QT appears to be the best cross-platform GUI toolkit available. Unfortunately, it is in C++, and bindings for it to many interesting languages (such as D, Rust, Julia, and Mono on *nix) are either not available or not maintained. GTK bindings are usually available, but GTK looks ugly on Windows and (especially) OS X. wxWidgets bindings would also be nice, but are not available or are unmaintained for D, Rust, and Julia (For Julia, I could go through Python for both toolkits, but that is slow and clumsy).
How can I bind my C++ GUI to an non-C++ main program?
Short answer: no. If you need a comprehensive GUI toolkit for C, you can use GTK+. To use Qt, you must have a C++ compiler. But it doesn't mean that your "application logic" can't be written in C, compiled with a C compiler and carefully linked to the C++ part (the GUI with Qt).
Qt is de-facto the most suitable framework for the commercial application of a cross-platform GUI library available for C++, Python, Go, Haskell and some other languages. Of course, developers are free to choose from among many other frameworks for designing user interfaces: wxWidgets, JUCE, CEGUI, Tk or even GTK.
You have a handful of options here.
First of all, you can bind your GUI and your main app via C API. GUIs are usually done via callbacks which are invoked through an event loop, so you will have to expose functions in your high-level language as C callbacks in order for them to be called from the event loop. Then you will need to start Qt event loop. There are multiple ways to do it depending on which language you use. For example, if you use Rust, you can make a static or dynamic library and link your C++ GUI program to it. In this case the "entry point" of your program will be the C++ part. If you use something like Julia, you will probably want to compile the C++ part as a library which would also expose a function which calls Qt event loop. So in this case the "entry point" will be your higher-level part which still would need to call back into the C++ library.

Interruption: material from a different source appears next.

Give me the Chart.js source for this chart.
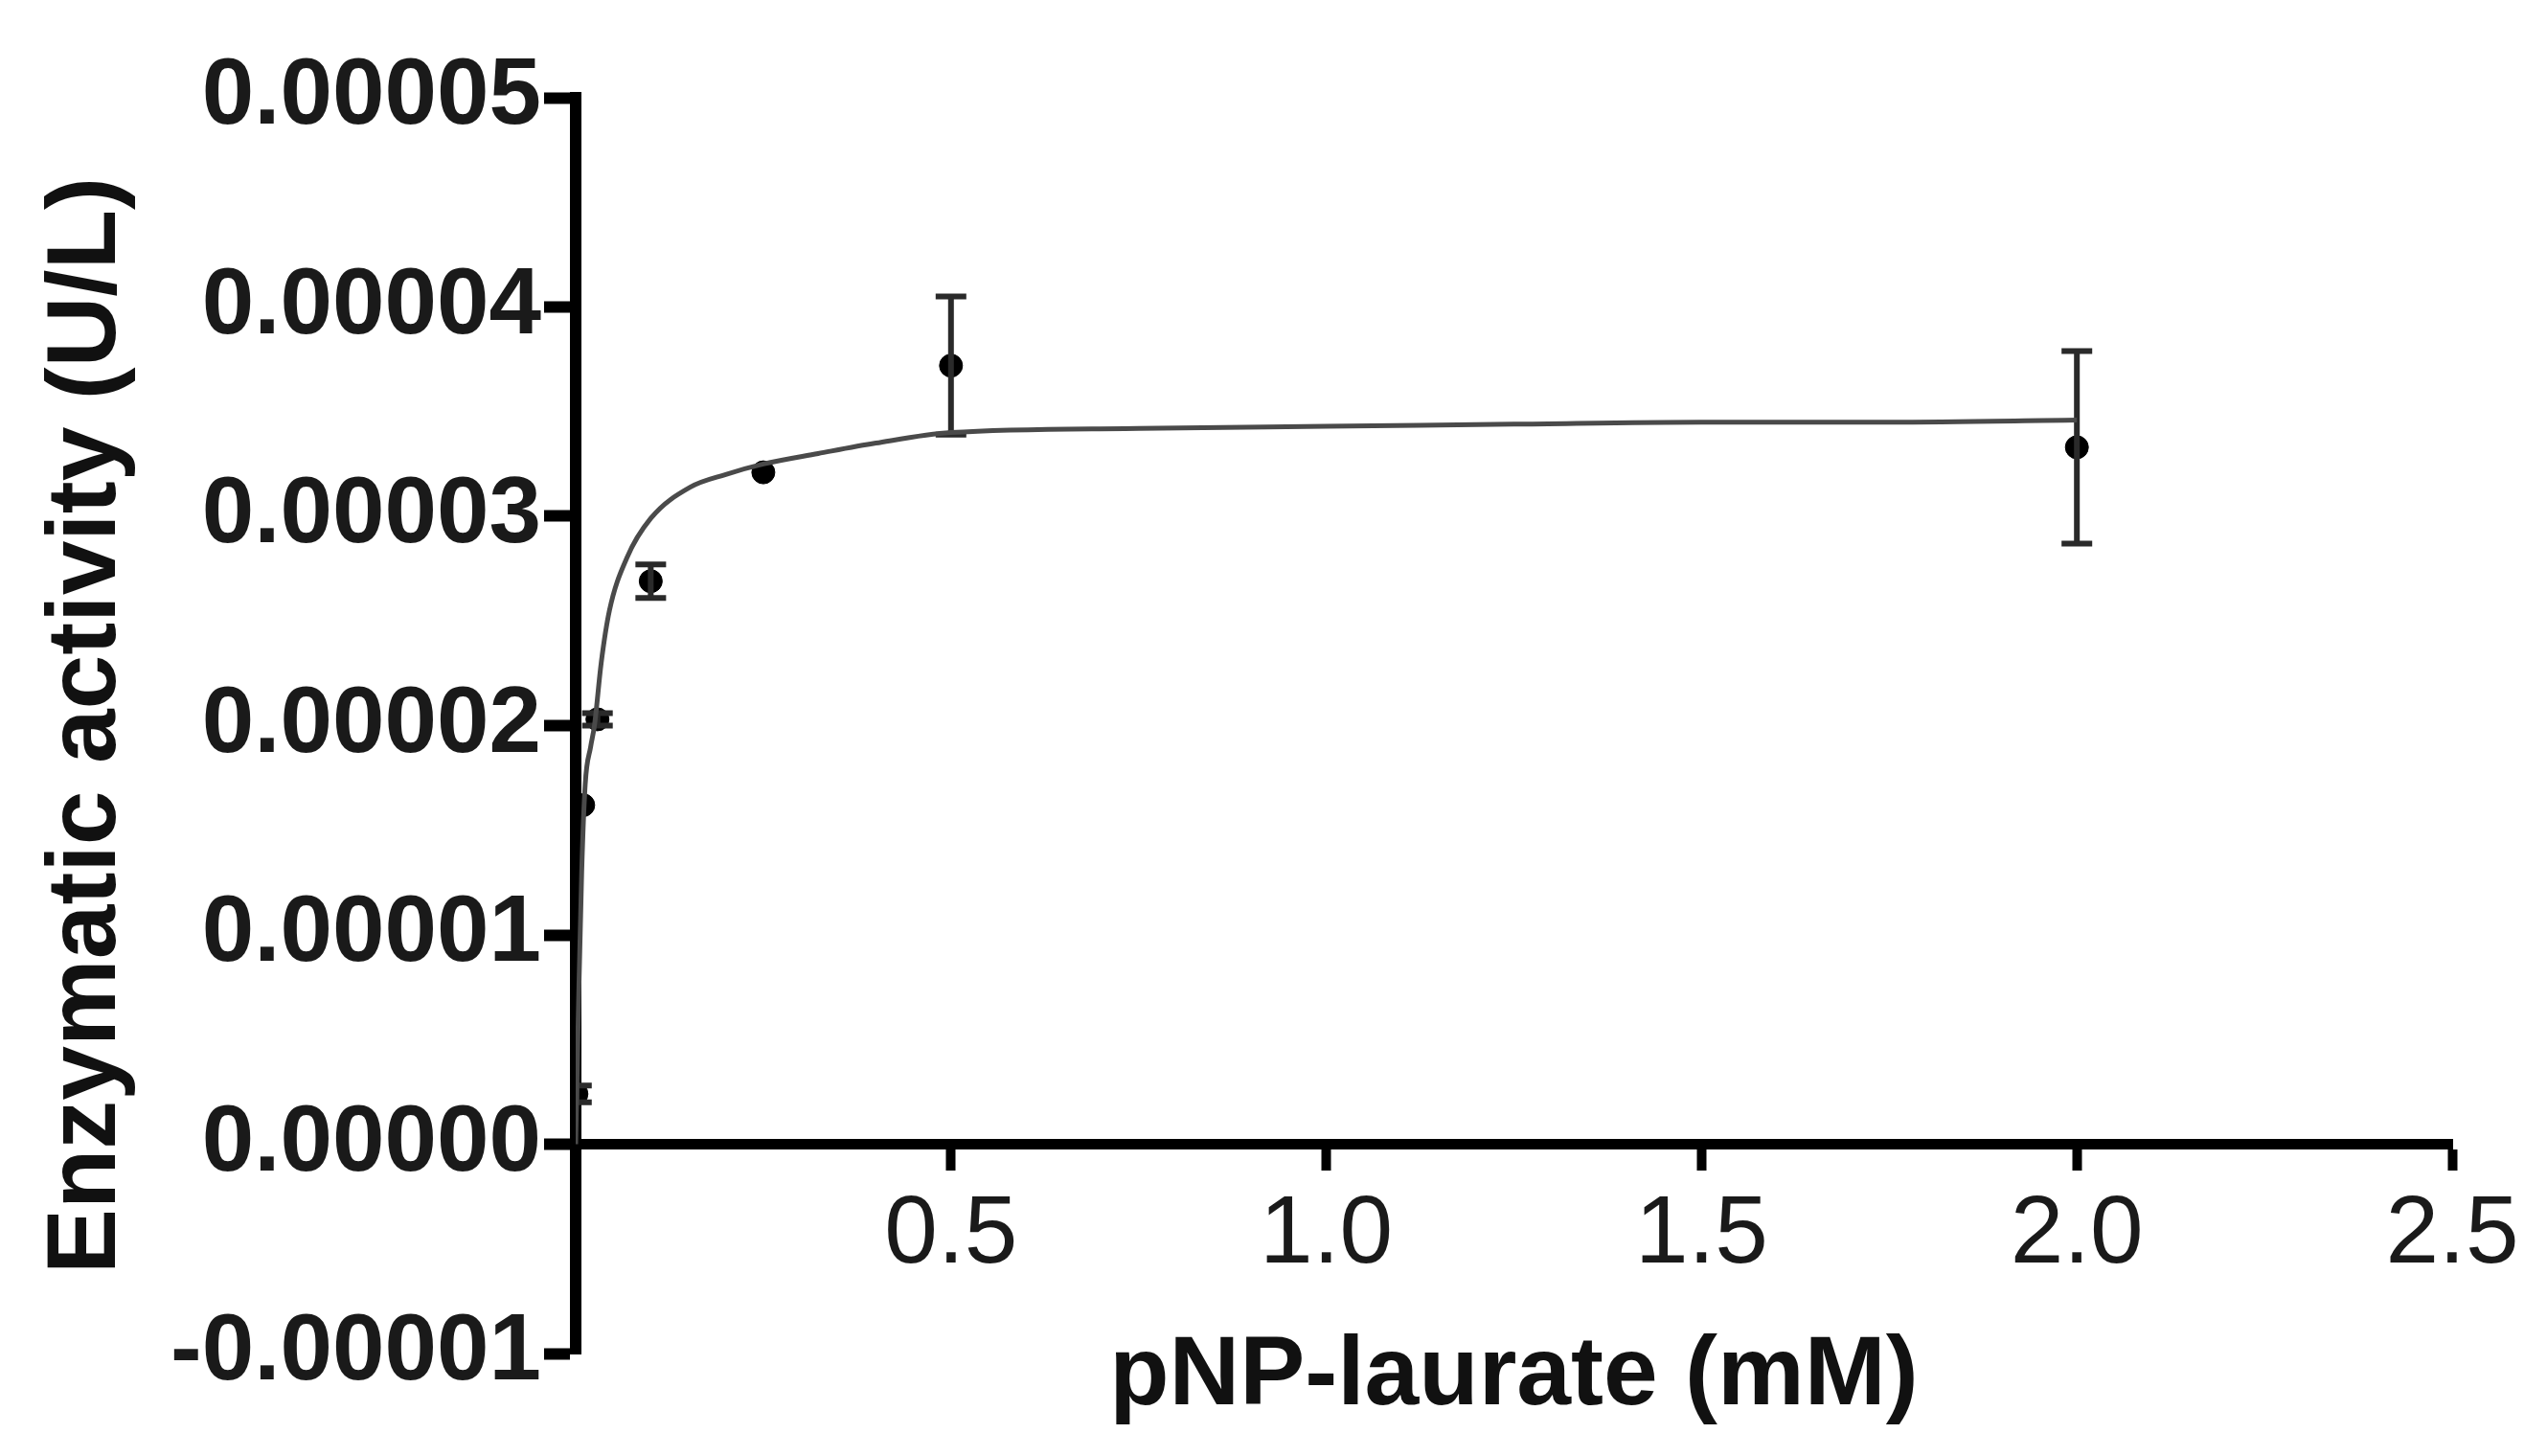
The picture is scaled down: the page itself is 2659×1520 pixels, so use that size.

The second approach is closer to web UIs. You can make your GUI a client for your main app written in another language. They can exchange messages through some existing protocol, like HTTP, or you can implement your own protocol over a low-level TCP or UDP connection, or you can use "middle-level" messaging library like ZeroMQ or nanomsg. You can also consider dropping Qt altogether and just write a web app, with your program as a web server. This is the most cross-platform way to write a GUI now, I guess :)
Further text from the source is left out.